I would not trust any of the 1 megohm input results or even expect them to be consistent.  Oscilloscope and probe inputs are specified with a 25 ohm source impedance which results from either a 50 ohm loop-through or a 50 ohm transmission line terminated into 50 ohms which is what the oscilloscope does internally or the user does externally with a 50 ohm feedthrough terminator.

[MarkL]

The screen shot of the Rigol DS6104 with 50R termination looks like the step response you would get with a flat (non-gaussian) filter design on the scope's input.

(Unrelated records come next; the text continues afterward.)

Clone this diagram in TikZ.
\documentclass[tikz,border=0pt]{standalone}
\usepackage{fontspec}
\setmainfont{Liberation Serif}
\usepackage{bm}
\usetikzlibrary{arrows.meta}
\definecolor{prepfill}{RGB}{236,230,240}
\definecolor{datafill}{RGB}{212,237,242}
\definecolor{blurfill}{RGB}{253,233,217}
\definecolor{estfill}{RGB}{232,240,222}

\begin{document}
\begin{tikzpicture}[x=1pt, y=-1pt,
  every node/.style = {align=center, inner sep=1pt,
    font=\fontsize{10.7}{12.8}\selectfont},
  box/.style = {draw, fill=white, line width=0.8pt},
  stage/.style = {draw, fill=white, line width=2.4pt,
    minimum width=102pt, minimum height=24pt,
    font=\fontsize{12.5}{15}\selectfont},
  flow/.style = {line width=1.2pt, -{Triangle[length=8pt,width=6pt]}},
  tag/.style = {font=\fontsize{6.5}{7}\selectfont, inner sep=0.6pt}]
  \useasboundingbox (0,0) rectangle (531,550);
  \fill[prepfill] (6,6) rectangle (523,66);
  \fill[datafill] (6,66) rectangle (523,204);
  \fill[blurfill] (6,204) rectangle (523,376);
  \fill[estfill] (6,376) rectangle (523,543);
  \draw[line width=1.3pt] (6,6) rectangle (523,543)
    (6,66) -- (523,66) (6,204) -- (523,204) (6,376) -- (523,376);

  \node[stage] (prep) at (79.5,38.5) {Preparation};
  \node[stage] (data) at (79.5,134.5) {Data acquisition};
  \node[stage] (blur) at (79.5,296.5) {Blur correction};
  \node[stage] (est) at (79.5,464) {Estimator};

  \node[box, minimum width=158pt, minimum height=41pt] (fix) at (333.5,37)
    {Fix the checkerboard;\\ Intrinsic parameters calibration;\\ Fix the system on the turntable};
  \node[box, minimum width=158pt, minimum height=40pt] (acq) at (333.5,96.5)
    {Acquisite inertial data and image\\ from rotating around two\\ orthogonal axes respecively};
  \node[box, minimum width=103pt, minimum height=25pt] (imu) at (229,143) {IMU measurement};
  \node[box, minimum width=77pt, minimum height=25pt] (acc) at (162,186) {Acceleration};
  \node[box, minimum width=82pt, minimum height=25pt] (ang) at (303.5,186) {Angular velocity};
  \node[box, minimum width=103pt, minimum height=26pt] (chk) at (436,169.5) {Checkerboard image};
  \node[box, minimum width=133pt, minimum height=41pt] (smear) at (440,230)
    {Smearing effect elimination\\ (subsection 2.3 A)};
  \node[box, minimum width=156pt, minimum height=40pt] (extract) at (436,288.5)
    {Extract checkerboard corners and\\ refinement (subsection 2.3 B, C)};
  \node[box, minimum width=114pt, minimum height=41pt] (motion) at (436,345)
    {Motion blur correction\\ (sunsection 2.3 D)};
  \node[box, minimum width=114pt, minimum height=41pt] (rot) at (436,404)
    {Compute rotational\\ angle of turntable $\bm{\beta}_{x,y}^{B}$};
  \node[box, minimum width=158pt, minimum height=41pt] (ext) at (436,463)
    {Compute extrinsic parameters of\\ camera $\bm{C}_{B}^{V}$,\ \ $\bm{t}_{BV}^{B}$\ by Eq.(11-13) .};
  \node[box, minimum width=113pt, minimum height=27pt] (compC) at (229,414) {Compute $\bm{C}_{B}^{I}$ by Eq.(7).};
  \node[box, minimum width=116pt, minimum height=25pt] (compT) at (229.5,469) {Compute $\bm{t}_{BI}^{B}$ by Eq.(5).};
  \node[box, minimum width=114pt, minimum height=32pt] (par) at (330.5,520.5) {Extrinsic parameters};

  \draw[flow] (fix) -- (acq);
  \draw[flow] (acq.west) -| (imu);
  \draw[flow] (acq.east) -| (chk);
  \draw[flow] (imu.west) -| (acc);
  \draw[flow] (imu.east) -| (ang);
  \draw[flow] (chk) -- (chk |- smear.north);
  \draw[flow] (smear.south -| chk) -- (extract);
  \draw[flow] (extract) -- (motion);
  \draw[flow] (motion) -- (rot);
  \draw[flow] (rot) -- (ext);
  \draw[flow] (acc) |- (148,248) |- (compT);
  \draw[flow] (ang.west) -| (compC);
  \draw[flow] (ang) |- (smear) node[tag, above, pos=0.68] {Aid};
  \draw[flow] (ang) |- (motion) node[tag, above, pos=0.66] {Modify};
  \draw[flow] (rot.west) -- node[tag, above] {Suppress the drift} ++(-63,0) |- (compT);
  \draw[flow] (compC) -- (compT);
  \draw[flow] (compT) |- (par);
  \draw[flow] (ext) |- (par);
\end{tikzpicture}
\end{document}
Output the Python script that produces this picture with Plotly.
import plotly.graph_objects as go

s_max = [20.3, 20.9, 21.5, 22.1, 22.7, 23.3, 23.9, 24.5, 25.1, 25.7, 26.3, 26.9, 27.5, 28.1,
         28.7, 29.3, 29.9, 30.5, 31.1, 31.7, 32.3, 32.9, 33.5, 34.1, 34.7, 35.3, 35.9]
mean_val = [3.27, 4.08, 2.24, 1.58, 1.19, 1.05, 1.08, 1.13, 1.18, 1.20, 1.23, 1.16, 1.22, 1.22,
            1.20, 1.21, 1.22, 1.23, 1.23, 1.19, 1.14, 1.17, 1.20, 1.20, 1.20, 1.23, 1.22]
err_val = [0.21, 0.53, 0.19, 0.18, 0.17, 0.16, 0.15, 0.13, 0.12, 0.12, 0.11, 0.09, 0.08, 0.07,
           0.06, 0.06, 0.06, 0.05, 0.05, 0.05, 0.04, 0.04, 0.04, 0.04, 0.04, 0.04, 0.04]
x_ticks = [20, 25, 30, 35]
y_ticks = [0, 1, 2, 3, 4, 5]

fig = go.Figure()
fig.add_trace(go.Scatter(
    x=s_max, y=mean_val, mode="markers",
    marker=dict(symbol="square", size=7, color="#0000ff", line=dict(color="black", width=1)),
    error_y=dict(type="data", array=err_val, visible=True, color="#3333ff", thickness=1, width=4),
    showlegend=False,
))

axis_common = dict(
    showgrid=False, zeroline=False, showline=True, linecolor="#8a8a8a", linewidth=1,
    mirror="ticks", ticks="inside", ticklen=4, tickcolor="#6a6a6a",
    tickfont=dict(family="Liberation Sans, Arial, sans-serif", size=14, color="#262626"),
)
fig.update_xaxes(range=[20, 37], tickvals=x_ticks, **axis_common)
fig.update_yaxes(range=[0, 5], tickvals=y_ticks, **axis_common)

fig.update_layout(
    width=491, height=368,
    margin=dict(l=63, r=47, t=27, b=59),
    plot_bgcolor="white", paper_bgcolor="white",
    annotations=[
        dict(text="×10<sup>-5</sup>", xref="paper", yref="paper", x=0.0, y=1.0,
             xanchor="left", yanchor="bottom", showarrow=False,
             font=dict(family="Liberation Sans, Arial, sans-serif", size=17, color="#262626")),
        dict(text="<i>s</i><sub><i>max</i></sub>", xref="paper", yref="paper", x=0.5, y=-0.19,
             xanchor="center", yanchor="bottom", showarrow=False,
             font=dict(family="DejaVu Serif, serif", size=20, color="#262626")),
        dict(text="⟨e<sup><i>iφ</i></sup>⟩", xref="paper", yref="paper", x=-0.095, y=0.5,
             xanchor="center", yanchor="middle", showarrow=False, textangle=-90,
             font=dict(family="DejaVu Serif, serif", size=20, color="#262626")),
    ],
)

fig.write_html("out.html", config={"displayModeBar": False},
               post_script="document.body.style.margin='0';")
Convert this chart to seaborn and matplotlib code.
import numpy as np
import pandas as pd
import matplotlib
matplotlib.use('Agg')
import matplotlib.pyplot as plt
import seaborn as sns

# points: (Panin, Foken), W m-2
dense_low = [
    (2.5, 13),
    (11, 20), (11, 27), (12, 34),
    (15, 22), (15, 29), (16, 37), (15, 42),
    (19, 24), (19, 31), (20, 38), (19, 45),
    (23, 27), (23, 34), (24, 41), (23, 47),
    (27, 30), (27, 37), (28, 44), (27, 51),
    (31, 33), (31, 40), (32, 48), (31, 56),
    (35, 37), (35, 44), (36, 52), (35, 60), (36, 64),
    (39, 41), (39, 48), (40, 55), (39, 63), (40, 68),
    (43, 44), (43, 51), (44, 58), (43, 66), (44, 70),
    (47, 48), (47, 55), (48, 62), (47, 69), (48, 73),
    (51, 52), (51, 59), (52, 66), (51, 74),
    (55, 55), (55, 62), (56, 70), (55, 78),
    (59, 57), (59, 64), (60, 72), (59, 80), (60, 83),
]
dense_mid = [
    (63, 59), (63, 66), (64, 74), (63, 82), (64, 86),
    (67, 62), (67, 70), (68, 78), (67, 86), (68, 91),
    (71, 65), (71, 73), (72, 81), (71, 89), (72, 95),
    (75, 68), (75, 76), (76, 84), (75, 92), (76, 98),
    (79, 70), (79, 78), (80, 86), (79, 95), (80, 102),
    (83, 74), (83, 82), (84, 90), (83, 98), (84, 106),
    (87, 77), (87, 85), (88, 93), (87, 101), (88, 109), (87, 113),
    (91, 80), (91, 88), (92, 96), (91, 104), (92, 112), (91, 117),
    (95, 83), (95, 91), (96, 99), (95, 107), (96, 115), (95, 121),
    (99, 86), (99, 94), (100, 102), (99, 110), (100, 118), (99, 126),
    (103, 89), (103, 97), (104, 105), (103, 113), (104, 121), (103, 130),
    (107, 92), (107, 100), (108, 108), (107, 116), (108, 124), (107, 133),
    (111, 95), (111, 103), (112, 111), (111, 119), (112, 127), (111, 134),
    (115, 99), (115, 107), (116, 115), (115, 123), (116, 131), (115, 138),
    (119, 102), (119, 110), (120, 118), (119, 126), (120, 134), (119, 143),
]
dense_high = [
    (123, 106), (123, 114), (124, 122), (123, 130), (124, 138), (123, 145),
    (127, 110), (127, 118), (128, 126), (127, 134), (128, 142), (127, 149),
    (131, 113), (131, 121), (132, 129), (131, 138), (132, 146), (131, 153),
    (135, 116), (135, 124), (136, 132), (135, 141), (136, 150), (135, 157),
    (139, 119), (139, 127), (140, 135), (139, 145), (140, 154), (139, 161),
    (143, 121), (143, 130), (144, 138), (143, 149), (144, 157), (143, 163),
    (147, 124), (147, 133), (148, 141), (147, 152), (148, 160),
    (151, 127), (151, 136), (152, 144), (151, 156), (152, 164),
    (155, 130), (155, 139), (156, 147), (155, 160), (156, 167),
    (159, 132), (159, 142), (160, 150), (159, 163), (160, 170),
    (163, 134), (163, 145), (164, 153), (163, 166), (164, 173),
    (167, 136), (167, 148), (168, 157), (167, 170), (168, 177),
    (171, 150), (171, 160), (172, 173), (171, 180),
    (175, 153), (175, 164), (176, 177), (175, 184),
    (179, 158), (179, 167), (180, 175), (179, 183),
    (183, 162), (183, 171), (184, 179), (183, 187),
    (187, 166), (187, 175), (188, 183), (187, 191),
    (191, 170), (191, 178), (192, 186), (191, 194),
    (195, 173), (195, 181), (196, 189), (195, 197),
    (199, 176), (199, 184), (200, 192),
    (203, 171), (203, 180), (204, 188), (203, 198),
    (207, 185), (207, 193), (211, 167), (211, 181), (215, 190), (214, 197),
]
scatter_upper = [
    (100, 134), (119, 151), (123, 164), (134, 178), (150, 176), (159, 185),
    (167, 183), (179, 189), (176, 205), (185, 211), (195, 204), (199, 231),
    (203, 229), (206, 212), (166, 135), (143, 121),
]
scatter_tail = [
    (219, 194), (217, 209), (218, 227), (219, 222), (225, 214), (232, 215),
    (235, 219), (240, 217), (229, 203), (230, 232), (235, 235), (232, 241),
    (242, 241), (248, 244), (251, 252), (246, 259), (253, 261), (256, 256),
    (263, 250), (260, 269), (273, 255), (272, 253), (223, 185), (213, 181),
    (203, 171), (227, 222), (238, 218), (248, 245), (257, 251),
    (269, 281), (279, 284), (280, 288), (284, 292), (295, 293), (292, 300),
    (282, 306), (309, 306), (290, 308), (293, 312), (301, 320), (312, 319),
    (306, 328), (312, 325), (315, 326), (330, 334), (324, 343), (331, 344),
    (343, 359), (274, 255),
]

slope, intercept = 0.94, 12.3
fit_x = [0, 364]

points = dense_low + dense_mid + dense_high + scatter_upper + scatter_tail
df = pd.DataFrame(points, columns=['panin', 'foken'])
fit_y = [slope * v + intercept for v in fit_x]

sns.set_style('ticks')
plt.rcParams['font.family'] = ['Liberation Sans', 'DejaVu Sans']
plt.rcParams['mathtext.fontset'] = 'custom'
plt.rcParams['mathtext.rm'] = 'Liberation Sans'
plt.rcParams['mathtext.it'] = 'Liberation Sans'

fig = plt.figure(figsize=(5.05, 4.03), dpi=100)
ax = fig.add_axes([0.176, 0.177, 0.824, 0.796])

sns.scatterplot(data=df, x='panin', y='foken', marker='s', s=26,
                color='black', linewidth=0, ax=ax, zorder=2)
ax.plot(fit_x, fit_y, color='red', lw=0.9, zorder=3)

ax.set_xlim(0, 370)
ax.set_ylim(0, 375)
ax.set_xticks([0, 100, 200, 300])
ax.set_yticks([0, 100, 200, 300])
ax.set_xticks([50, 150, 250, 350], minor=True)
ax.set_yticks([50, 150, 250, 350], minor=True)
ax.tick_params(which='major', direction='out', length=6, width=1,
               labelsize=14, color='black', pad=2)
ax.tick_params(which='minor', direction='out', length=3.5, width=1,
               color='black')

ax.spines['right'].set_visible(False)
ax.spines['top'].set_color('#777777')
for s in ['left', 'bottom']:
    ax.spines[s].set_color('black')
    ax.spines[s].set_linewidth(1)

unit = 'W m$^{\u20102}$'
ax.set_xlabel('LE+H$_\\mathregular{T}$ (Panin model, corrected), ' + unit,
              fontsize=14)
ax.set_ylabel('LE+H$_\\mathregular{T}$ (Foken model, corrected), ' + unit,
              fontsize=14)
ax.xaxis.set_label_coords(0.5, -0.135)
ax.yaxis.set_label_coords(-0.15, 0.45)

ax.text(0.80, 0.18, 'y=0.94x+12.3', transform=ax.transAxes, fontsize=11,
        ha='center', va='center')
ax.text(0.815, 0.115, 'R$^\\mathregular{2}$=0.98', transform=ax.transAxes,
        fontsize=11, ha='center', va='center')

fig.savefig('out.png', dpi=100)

Rigol may have chosen that type of filter because of the proximity of the Nyquist limit when they're sampling at 2.5GS/s (2 adjacent channels on).  I couldn't find any info on what they've actually done.

An Agilent/Keysight appnote discusses the various input filter strategies and their effect on displayed waveform:

  http://literature.cdn.keysight.com/litweb/pdf/5988-8008EN.pdf

[Bud]

Do not seek logic in rigol's designs. It is a bogus company that makes bogus stuff, as i showed in my Project Yaigol post. The best that could happen they copied someone else's design and none of them can explain how it works.

[David Hess]

With no preshoot, it does look like a butterworth step response.  That does not explain the completely broken 250 MHz bandwidth filter though.

As a practical manner, I would still consider a butterworth step response broken.  The Tektronix 1 GHz+ oscilloscopes I have evaluated had no such problem.